The Revolt Of 1857 gave a severe jolt to the British administration in India and compelled it to reorganise its structure. This act is coterminous with Queen Victoria’s Declaration, 1858.
The British prime Minister, Palmerstone had introduced a Bill in 1858 in the parliament for the transfer of Government of India to The crown. However, before this bill was to be passed, Palmerstone was forced to resign on another issue.
Later Lord Stanley introduced another bill which was originally titled as “An Act for the Better Government of India” and it was passed on August 2, 1858. This act provided that India was to be governed directly and in the name of the crown.
Following changes were introduced by this Act:
It transferred powers from the East India Company to the Crown. The Company’s territories in India were to be vested in the Queen. India was to be governed in the Queen’s name.
All the property of the East India Company was transferred to the Crown.
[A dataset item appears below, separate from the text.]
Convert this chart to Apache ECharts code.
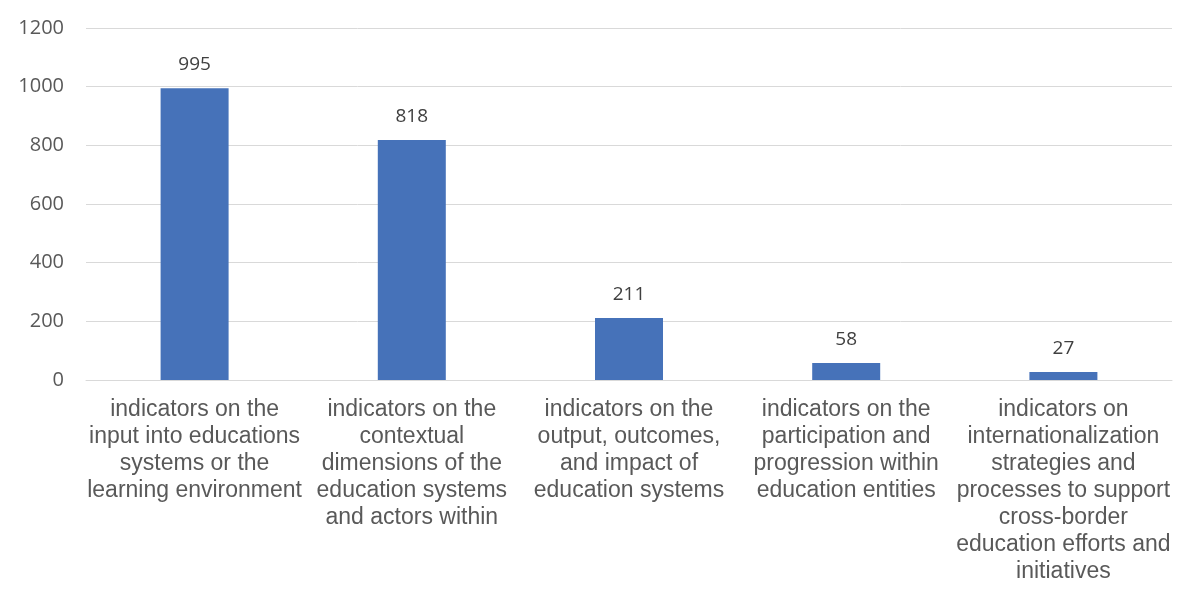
<!DOCTYPE html>
<html><head><meta charset="utf-8">
<script src="https://cdn.jsdelivr.net/npm/echarts@6/dist/echarts.min.js"></script>
<style>html,body{margin:0;padding:0;background:#fff}#c{width:1200px;height:598px}</style>
</head><body><div id="c"></div>
<script>
const categories = [
  "indicators on the\ninput into educations\nsystems or the\nlearning environment",
  "indicators on the\ncontextual\ndimensions of the\neducation systems\nand actors within",
  "indicators on the\noutput, outcomes,\nand impact of\neducation systems",
  "indicators on the\nparticipation and\nprogression within\neducation entities",
  "indicators on\ninternationalization\nstrategies and\nprocesses to support\ncross-border\neducation efforts and\ninitiatives"
];
const values = [995, 818, 211, 58, 27];
const yTicks = { min: 0, max: 1200, interval: 200 };

const chart = echarts.init(document.getElementById('c'));
chart.setOption({
  animation: false,
  grid: { left: 86, right: 28, top: 28, bottom: 218 },
  xAxis: {
    type: 'category', data: categories,
    axisTick: { show: false },
    axisLine: { lineStyle: { color: '#d9d9d9', width: 1 } },
    axisLabel: { interval: 0, color: '#595959', fontFamily: 'Liberation Sans, Arial', fontSize: 23, lineHeight: 27, margin: 16 }
  },
  yAxis: {
    type: 'value', min: yTicks.min, max: yTicks.max, interval: yTicks.interval,
    axisLine: { show: false }, axisTick: { show: false },
    splitLine: { lineStyle: { color: '#d9d9d9', width: 1 } },
    axisLabel: { color: '#595959', fontFamily: 'Open Sans', fontSize: 20, margin: 22, formatter: v => String(v) }
  },
  series: [{
    type: 'bar', data: values, barWidth: 68,
    itemStyle: { color: '#4672B9' },
    label: { show: true, position: 'top', distance: 14, color: '#404040', fontFamily: 'Open Sans', fontSize: 19 }
  }]
});
</script></body></html>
The Crown also assumed the responsibilities of the Company as they related to treaties, contracts, and so forth.
A member of British Parliament was made Secretary of State of India to exercise powers on behalf of the Crown and was responsible to the British Parliament.
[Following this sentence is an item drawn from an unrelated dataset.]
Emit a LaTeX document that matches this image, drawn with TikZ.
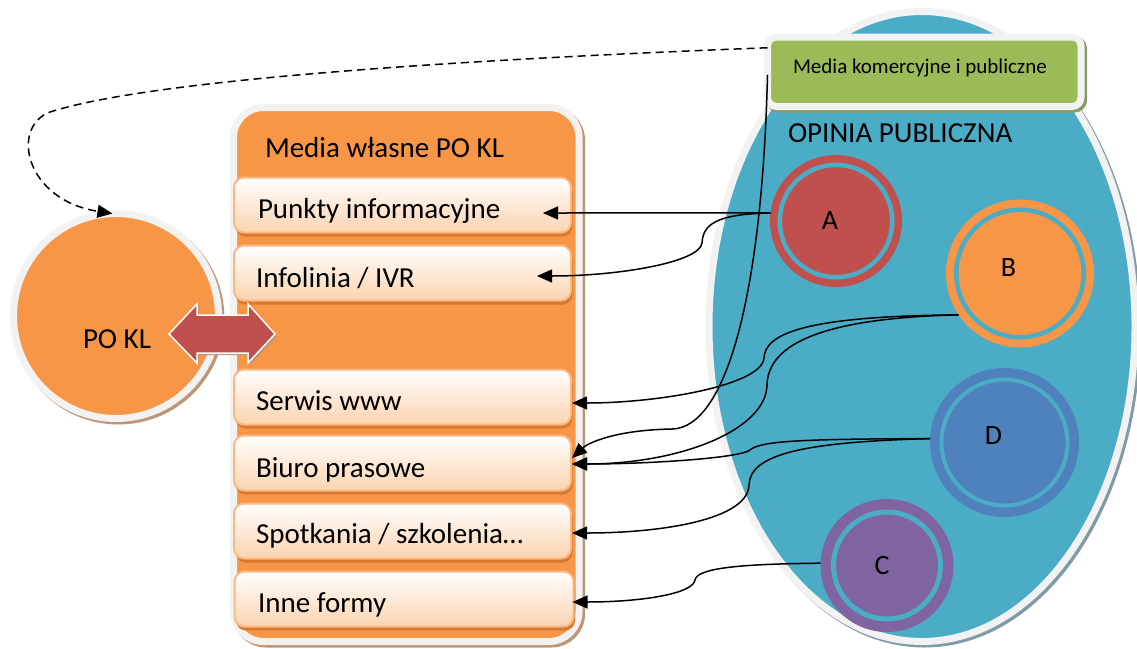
\documentclass[tikz,border=0pt]{standalone}
\usepackage{fontspec}
\setmainfont{Carlito}
\usetikzlibrary{arrows.meta,shapes.geometric}
\definecolor{opblue}{HTML}{4BACC6}
\definecolor{cred}{HTML}{C0504D}
\definecolor{corange}{HTML}{F79646}
\definecolor{cdblue}{HTML}{4F81BD}
\definecolor{cpurple}{HTML}{8064A2}
\definecolor{cgreen}{HTML}{9BBB59}
\definecolor{gborder}{HTML}{F2F2F2}
\definecolor{boxbot}{HTML}{FBD3B0}
\definecolor{boxline}{HTML}{F9B982}
\definecolor{boxshadow}{HTML}{D9782E}
\definecolor{brshadow}{HTML}{BE9576}
\definecolor{blshadow}{HTML}{7E9BA6}
\definecolor{grshadow}{HTML}{879A62}
\begin{document}
\begin{tikzpicture}[x=1pt,y=-1pt,
  every node/.style={outer sep=0pt, inner sep=0pt},
  txt/.style={font=\fontsize{29}{34}\selectfont, anchor=base west},
  lbl/.style={font=\fontsize{28}{33}\selectfont, anchor=base},
  conn/.style={line width=1.5pt, -{Triangle[length=15pt,width=13pt]}},
  bord/.style={draw=gborder, line width=7pt},
  shad/.style={preaction={draw=#1, fill=#1, line width=7pt, transform canvas={xshift=2.5pt,yshift=-2.5pt}}},
  disk/.style={circle, fill=#1},
  ringc/.style={circle, draw=opblue},
  mbox/.style={rectangle, rounded corners=10pt, draw=boxline, line width=2pt,
    top color=white, bottom color=boxbot, minimum width=337pt, minimum height=55pt,
    preaction={fill=boxshadow, transform canvas={xshift=1.5pt,yshift=-4pt}}},
]
\useasboundingbox (0,0) rectangle (1137,648);

% public opinion ellipse
\node[ellipse, minimum width=426pt, minimum height=630pt, fill=opblue, bord, shad=blshadow] (opinia) at (922,326.5) {};
\node[txt] (optxt) at (788,142) {OPINIA PUBLICZNA};

% circles
\node[disk=cred, minimum size=132pt] (A) at (836,221) {};
\node[ringc, line width=4.5pt, minimum size=112.5pt] (Aring) at (A) {};
\node[lbl] (Atxt) at (830,229) {A};

\node[disk=corange, minimum size=148pt] (B) at (1020,273.5) {};
\node[ringc, line width=4.5pt, minimum size=127.5pt] (Bring) at (B) {};
\node[lbl] (Btxt) at (1008.5,276) {B};

\node[disk=cdblue, minimum size=149pt] (D) at (1004.5,442.5) {};
\node[ringc, line width=4pt, minimum size=126pt] (Dring) at (D) {};
\node[lbl] (Dtxt) at (993.5,444) {D};

\node[disk=cpurple, minimum size=133pt] (C) at (887,565.5) {};
\node[ringc, line width=5pt, minimum size=107pt] (Cring) at (C) {};
\node[lbl] (Ctxt) at (882,574) {C};

% green box
\node[rectangle, rounded corners=9pt, fill=cgreen, bord, shad=grshadow, minimum width=313.5pt, minimum height=69.5pt] (green) at (924.25,71.75) {};
\node[font=\fontsize{21}{25}\selectfont, anchor=base west] (greentxt) at (793,73) {Media komercyjne i publiczne};

% own media container
\node[rectangle, rounded corners=30pt, fill=corange, bord, shad=brshadow, minimum width=345.5pt, minimum height=534pt] (media) at (406.25,374.5) {};
\node[txt] (mediatxt) at (265,157) {Media własne PO KL};

\node[mbox] (box1) at (402.5,205) {};
\node[mbox] (box2) at (402.5,273) {};
\node[mbox] (box3) at (402.5,397) {};
\node[mbox] (box4) at (402.5,463) {};
\node[mbox] (box5) at (402.5,531) {};
\node[mbox, minimum width=339pt] (box6) at (404,599) {};
\node[txt] (t1) at (258,218) {Punkty informacyjne};
\node[txt] (t2) at (256,287) {Infolinia / IVR};
\node[txt] (t3) at (256,410) {Serwis www};
\node[txt] (t4) at (256,477) {Biuro prasowe};
\node[txt] (t5) at (256,543) {Spotkania / szkolenia…};
\node[txt] (t6) at (258,612) {Inne formy};

% PO KL
\node[circle, fill=corange, bord, shad=brshadow, minimum size=205pt] (pokl) at (116,316) {};
\node[txt] (pokltxt) at (83,348) {PO KL};

% double arrow
\draw[fill=cred, draw=white, line width=1.5pt,
  preaction={fill=brshadow, transform canvas={xshift=2pt,yshift=-2pt}}]
  (169,334) -- (197,304) -- (197,315) -- (248,315) -- (248,304) -- (275,334)
  -- (248,363) -- (248,353) -- (197,353) -- (197,363) -- cycle;

% connectors
\draw[line width=1.5pt, dash pattern=on 8pt off 5pt, -{Triangle[length=15pt,width=13pt]}]
  ([yshift=24pt]green.west) .. controls (450,60) and (150,80) .. (50,112)
  .. controls (10,127) and (25,200) .. (pokl.92);

\draw[conn] (A.173) -- ([xshift=-28pt,yshift=-8pt]box1.east);
\draw[conn] (A.173) .. controls (715,214) and (703,225) .. (702,243)
  .. controls (700,262) and (620,276) .. ([xshift=-34pt,yshift=-3pt]box2.east);
\draw[conn] (B.214) .. controls (800,316) and (765,335) .. (764,358)
  .. controls (762,385) and (660,403) .. ([xshift=1pt,yshift=-6pt]box3.east);
\draw[conn] (B.214) .. controls (820,318) and (768,345) .. (767,385)
  .. controls (766,430) and (680,464) .. ([xshift=1pt,yshift=-1pt]box4.east);
\draw[conn] ([yshift=-3pt]green.west) .. controls (762,300) and (725,428) .. (672,429)
  .. controls (615,430) and (588,443) .. ([xshift=1pt,yshift=5pt]box4.east);
\draw[conn] (D.177) .. controls (800,439) and (760,441) .. (750,450)
  .. controls (740,458) and (650,464) .. ([xshift=1pt,yshift=-1pt]box4.east);
\draw[conn] (D.177) .. controls (800,442) and (750,455) .. (749,485)
  .. controls (748,520) and (660,533) .. ([xshift=1pt,yshift=-2pt]box5.east);
\draw[conn] (C.178) .. controls (740,564) and (697,568) .. (695,580)
  .. controls (693,594) and (640,602) .. ([xshift=-1pt,yshift=-3pt]box6.east);
\end{tikzpicture}
\end{document}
The Crown was empowered to appoint a Governor-General and the Governors of the Presidencies.
Provision for the creation of an Indian Civil Service under the control of the Secretary of State.
The Governor General for India was provided with an Executive Council, whose decision he was empowered to override.
The Act ushered in a new period of Indian history, bringing about the end of Company rule in India.
The era of the new British Raj would last until Partition of India in August 1947, at which time all of the territory of the Raj was granted dominion status within the Dominion of Pakistan and the Union of India.